_WHAT TO WORK ON_. Nothing but the lines from the top of the data to the line holding "const xMinor = [15, 25, 35, 45, 55, 65, 75];" should be printed, word for word and both ends included; leave the pictures out.
— BEGIN DATASET SECTION —
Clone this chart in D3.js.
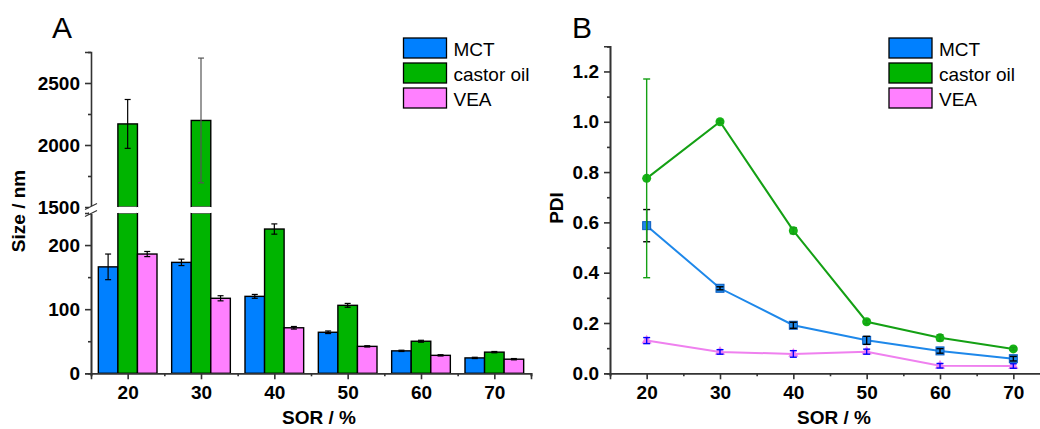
<!DOCTYPE html>
<html><head><meta charset="utf-8">
<script src="https://cdn.jsdelivr.net/npm/d3@7"></script>
<style>body{margin:0;background:#fff}svg{display:block}text{font-family:"Liberation Sans",Arial,sans-serif}</style>
</head><body>
<svg id="c" width="1040" height="429"></svg>
<script>
const categories = [20, 30, 40, 50, 60, 70];
const seriesNames = ["MCT", "castor oil", "VEA"];
const sizeMCT = [166, 173, 120, 64, 35, 24];
const sizeMCTErr = [20, 5, 3, 2, 1, 1];
const sizeCastor = [2170, 2198, 225, 106, 50, 33];
const sizeCastorErr = [197, 503, 8, 3, 1.5, 1];
const sizeVEA = [186, 117, 71, 42, 28, 22];
const sizeVEAErr = [4, 4, 2, 1, 1, 1];
const pdiMCT = [0.587, 0.338, 0.191, 0.131, 0.089, 0.058];
const pdiMCTErr = [0.064, 0.006, 0.012, 0.016, 0.009, 0.009];
const pdiCastor = [0.775, 1.0, 0.567, 0.205, 0.141, 0.097];
const pdiCastorErr = [0.395, 0.005, 0.012, 0.008, 0.012, 0.006];
const pdiVEA = [0.13, 0.085, 0.077, 0.086, 0.030, 0.029];
const pdiVEAErr = [0.012, 0.009, 0.013, 0.01, 0.009, 0.009];
const lowerTicks = [0, 100, 200];
const lowerMinor = [50, 150, 250];
const upperTicks = [1500, 2000, 2500];
const upperMinor = [1750, 2250, 2750];
const pdiTicks = [0, 0.2, 0.4, 0.6, 0.8, 1.0, 1.2];
const pdiMinor = [0.1, 0.3, 0.5, 0.7, 0.9, 1.1, 1.3];
const xMinor = [15, 25, 35, 45, 55, 65, 75];

const barFill = ["#0080ff", "#00b400", "#ff80ff"];
const lineCol = ["#1e88ea", "#14a014", "#ef80ef"];
const errCol = ["#000", "#14a014", "#0000ff"];
const axisCol = "#333";

const svg = d3.select("#c");

function styleAxis(g, fs) {
  g.select(".domain").attr("stroke", axisCol).attr("stroke-width", 1.6);
  g.selectAll(".tick line").attr("stroke", axisCol).attr("stroke-width", 1.6);
  g.selectAll(".tick text").attr("fill", "#000").attr("font-size", fs || 19).attr("font-weight", "bold")
    .attr("font-family", "Liberation Sans, Arial, sans-serif");
}

// ---------- Panel A ----------
const xA = d3.scaleLinear().domain([15, 75]).range([91, 531]);
const yLow = d3.scaleLinear().domain([0, 250]).range([373.3, 213]);
const yUp = d3.scaleLinear().domain([1500, 2750]).range([207, 52]);
const step = xA(30) - xA(20);
const groupW = step * 0.8, barW = groupW / 3;
const sizeVals = [sizeMCT, sizeCastor, sizeVEA];
const sizeErrs = [sizeMCTErr, sizeCastorErr, sizeVEAErr];

const gA = svg.append("g");
sizeVals.forEach((vals, si) => {
  vals.forEach((v, i) => {
    const x0 = xA(categories[i]) - groupW / 2 + si * barW;
    if (v <= 250) {
      gA.append("rect").attr("x", x0).attr("y", yLow(v)).attr("width", barW).attr("height", yLow(0) - yLow(v))
        .attr("fill", barFill[si]).attr("stroke", "#000").attr("stroke-width", 1.4);
    } else {
      gA.append("rect").attr("x", x0).attr("y", yLow(250)).attr("width", barW).attr("height", yLow(0) - yLow(250) + 0.01)
        .attr("fill", barFill[si]).attr("stroke", "#000").attr("stroke-width", 1.4);
      gA.append("rect").attr("x", x0).attr("y", yUp(v)).attr("width", barW).attr("height", yUp(1500) - yUp(v))
        .attr("fill", barFill[si]).attr("stroke", "#000").attr("stroke-width", 1.4);
    }
  });
});
sizeVals.forEach((vals, si) => {
  vals.forEach((v, i) => {
    if (v > 250) {
      const x0 = xA(categories[i]) - groupW / 2 + si * barW;
      gA.append("rect").attr("x", x0 + 0.7).attr("y", yUp(1500) - 0.3).attr("width", barW - 1.4)
        .attr("height", yLow(250) - yUp(1500) + 0.6).attr("fill", "#fff");
      gA.append("line").attr("x1", x0).attr("x2", x0).attr("y1", yUp(1500)).attr("y2", yLow(250)).attr("stroke", "#fff").attr("stroke-width", 2);
      gA.append("line").attr("x1", x0 + barW).attr("x2", x0 + barW).attr("y1", yUp(1500)).attr("y2", yLow(250)).attr("stroke", "#fff").attr("stroke-width", 2);
    }
  });
});
sizeVals.forEach((vals, si) => {
  vals.forEach((v, i) => {
    const e = sizeErrs[si][i];
    const cx = xA(categories[i]) - groupW / 2 + (si + 0.5) * barW;
    const ys = v > 250 ? yUp : yLow;
    const col = (si === 1 && i === 1) ? "#555" : "#000";
    const g = gA.append("g").attr("stroke", col).attr("stroke-width", 1.2);
    g.append("line").attr("x1", cx).attr("x2", cx).attr("y1", ys(v - e)).attr("y2", ys(v + e));
    g.append("line").attr("x1", cx - 3).attr("x2", cx + 3).attr("y1", ys(v - e)).attr("y2", ys(v - e));
    g.append("line").attr("x1", cx - 3).attr("x2", cx + 3).attr("y1", ys(v + e)).attr("y2", ys(v + e));
  });
});

const axA = svg.append("g").attr("transform", `translate(0,${yLow(0)})`)
  .call(d3.axisBottom(xA).tickValues(categories).tickSize(6).tickPadding(6).tickFormat(d3.format("d")));
styleAxis(axA);
const axAm = svg.append("g").attr("transform", `translate(0,${yLow(0)})`)
  .call(d3.axisBottom(xA).tickValues(xMinor).tickSize(3).tickFormat(""));
styleAxis(axAm);
const ayLow = svg.append("g").attr("transform", `translate(${xA(15)},0)`)
  .call(d3.axisLeft(yLow).tickValues(lowerTicks).tickSize(6).tickPadding(5).tickFormat(d3.format("d")));
styleAxis(ayLow);
const ayLowM = svg.append("g").attr("transform", `translate(${xA(15)},0)`)
  .call(d3.axisLeft(yLow).tickValues(lowerMinor).tickSize(3).tickFormat(""));
styleAxis(ayLowM);
const ayUp = svg.append("g").attr("transform", `translate(${xA(15)},0)`)
  .call(d3.axisLeft(yUp).tickValues(upperTicks).tickSize(6).tickPadding(5).tickFormat(d3.format("d")));
styleAxis(ayUp);
ayUp.selectAll(".tick").filter(d => d === 1500).select("line").remove();
const ayUpM = svg.append("g").attr("transform", `translate(${xA(15)},0)`)
  .call(d3.axisLeft(yUp).tickValues(upperMinor).tickSize(3).tickFormat(""));
styleAxis(ayUpM);
ayUpM.select(".domain").remove();
svg.append("rect").attr("x", xA(15) - 2).attr("y", yUp(1500) - 1).attr("width", 4).attr("height", yLow(250) - yUp(1500) + 2).attr("fill", "#fff");
[yUp(1500) - 0.5, yLow(250) + 0.5].forEach(yy => {
  svg.append("line").attr("x1", xA(15) - 6).attr("x2", xA(15) + 6).attr("y1", yy + 3).attr("y2", yy - 3)
    .attr("stroke", axisCol).attr("stroke-width", 1.2);
});

svg.append("text").attr("x", 319).attr("y", 424).attr("text-anchor", "middle").attr("font-size", 19).attr("font-weight", "bold").text("SOR / %");
svg.append("text").attr("transform", "translate(25,211) rotate(-90)").attr("text-anchor", "middle").attr("font-size", 19).attr("font-weight", "bold").text("Size / nm");
svg.append("text").attr("x", 52).attr("y", 38).attr("font-size", 30).text("A");

function legend(x, y) {
  seriesNames.forEach((n, i) => {
    svg.append("rect").attr("x", x).attr("y", y + i * 25).attr("width", 43).attr("height", 20)
      .attr("fill", barFill[i]).attr("stroke", "#000").attr("stroke-width", 1.3);
    svg.append("text").attr("x", x + 50).attr("y", y + i * 25 + 17.5).attr("font-size", 19).attr("fill", "#000").text(n);
  });
}
legend(403.5, 38);

// ---------- Panel B ----------
const xB = d3.scaleLinear().domain([15, 75]).range([610, 1050]);
const yB = d3.scaleLinear().domain([0, 1.3]).range([373.3, 46.3]);
const pdiVals = [pdiMCT, pdiCastor, pdiVEA];
const pdiErrs = [pdiMCTErr, pdiCastorErr, pdiVEAErr];

const axB = svg.append("g").attr("transform", `translate(0,${yB(0)})`)
  .call(d3.axisBottom(xB).tickValues(categories).tickSize(6).tickPadding(6).tickFormat(d3.format("d")));
styleAxis(axB);
const axBm = svg.append("g").attr("transform", `translate(0,${yB(0)})`)
  .call(d3.axisBottom(xB).tickValues(xMinor).tickSize(3).tickFormat(""));
styleAxis(axBm);
const ayB = svg.append("g").attr("transform", `translate(${xB(15)},0)`)
  .call(d3.axisLeft(yB).tickValues(pdiTicks).tickSize(6).tickPadding(5).tickFormat(d3.format(".1f")));
styleAxis(ayB);
const ayBm = svg.append("g").attr("transform", `translate(${xB(15)},0)`)
  .call(d3.axisLeft(yB).tickValues(pdiMinor).tickSize(3).tickFormat(""));
styleAxis(ayBm);

const line = d3.line().x((d, i) => xB(categories[i])).y(d => yB(d));
const order = [2, 0, 1];
order.forEach(si => {
  svg.append("path").datum(pdiVals[si]).attr("d", line).attr("fill", "none").attr("stroke", lineCol[si]).attr("stroke-width", 2);
});
order.forEach(si => {
  const g = svg.append("g");
  pdiVals[si].forEach((v, i) => {
    const cx = xB(categories[i]), cy = yB(v);
    if (si === 0) {
      g.append("rect").attr("x", cx - 4).attr("y", cy - 4).attr("width", 8).attr("height", 8)
        .attr("fill", "#1e88ea").attr("stroke", "#0a5cc0").attr("stroke-width", 1);
    } else if (si === 1) {
      g.append("circle").attr("cx", cx).attr("cy", cy).attr("r", 4.5).attr("fill", "#14b414");
    } else {
      const sym = d3.symbol().type(d3.symbolTriangle).size(45);
      g.append("path").attr("d", sym()).attr("transform", `translate(${cx},${cy})`).attr("fill", "#f080f0");
    }
    const e = pdiErrs[si][i];
    const eg = g.append("g").attr("stroke", errCol[si]).attr("stroke-width", 1.4);
    eg.append("line").attr("x1", cx).attr("x2", cx).attr("y1", yB(v - e)).attr("y2", yB(v + e));
    eg.append("line").attr("x1", cx - 3.5).attr("x2", cx + 3.5).attr("y1", yB(v - e)).attr("y2", yB(v - e));
    eg.append("line").attr("x1", cx - 3.5).attr("x2", cx + 3.5).attr("y1", yB(v + e)).attr("y2", yB(v + e));
  });
});

svg.append("text").attr("x", 834).attr("y", 424).attr("text-anchor", "middle").attr("font-size", 19).attr("font-weight", "bold").text("SOR / %");
svg.append("text").attr("transform", "translate(563,208) rotate(-90)").attr("text-anchor", "middle").attr("font-size", 19).attr("font-weight", "bold").text("PDI");
svg.append("text").attr("x", 572).attr("y", 38).attr("font-size", 30).text("B");
legend(889, 38);
</script>
</body></html>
— END DATASET SECTION —
_COMPLETED TASK_.
Clone this chart in D3.js.
<!DOCTYPE html>
<html><head><meta charset="utf-8">
<script src="https://cdn.jsdelivr.net/npm/d3@7"></script>
<style>body{margin:0;background:#fff}svg{display:block}text{font-family:"Liberation Sans",Arial,sans-serif}</style>
</head><body>
<svg id="c" width="1040" height="429"></svg>
<script>
const categories = [20, 30, 40, 50, 60, 70];
const seriesNames = ["MCT", "castor oil", "VEA"];
const sizeMCT = [166, 173, 120, 64, 35, 24];
const sizeMCTErr = [20, 5, 3, 2, 1, 1];
const sizeCastor = [2170, 2198, 225, 106, 50, 33];
const sizeCastorErr = [197, 503, 8, 3, 1.5, 1];
const sizeVEA = [186, 117, 71, 42, 28, 22];
const sizeVEAErr = [4, 4, 2, 1, 1, 1];
const pdiMCT = [0.587, 0.338, 0.191, 0.131, 0.089, 0.058];
const pdiMCTErr = [0.064, 0.006, 0.012, 0.016, 0.009, 0.009];
const pdiCastor = [0.775, 1.0, 0.567, 0.205, 0.141, 0.097];
const pdiCastorErr = [0.395, 0.005, 0.012, 0.008, 0.012, 0.006];
const pdiVEA = [0.13, 0.085, 0.077, 0.086, 0.030, 0.029];
const pdiVEAErr = [0.012, 0.009, 0.013, 0.01, 0.009, 0.009];
const lowerTicks = [0, 100, 200];
const lowerMinor = [50, 150, 250];
const upperTicks = [1500, 2000, 2500];
const upperMinor = [1750, 2250, 2750];
const pdiTicks = [0, 0.2, 0.4, 0.6, 0.8, 1.0, 1.2];
const pdiMinor = [0.1, 0.3, 0.5, 0.7, 0.9, 1.1, 1.3];
const xMinor = [15, 25, 35, 45, 55, 65, 75];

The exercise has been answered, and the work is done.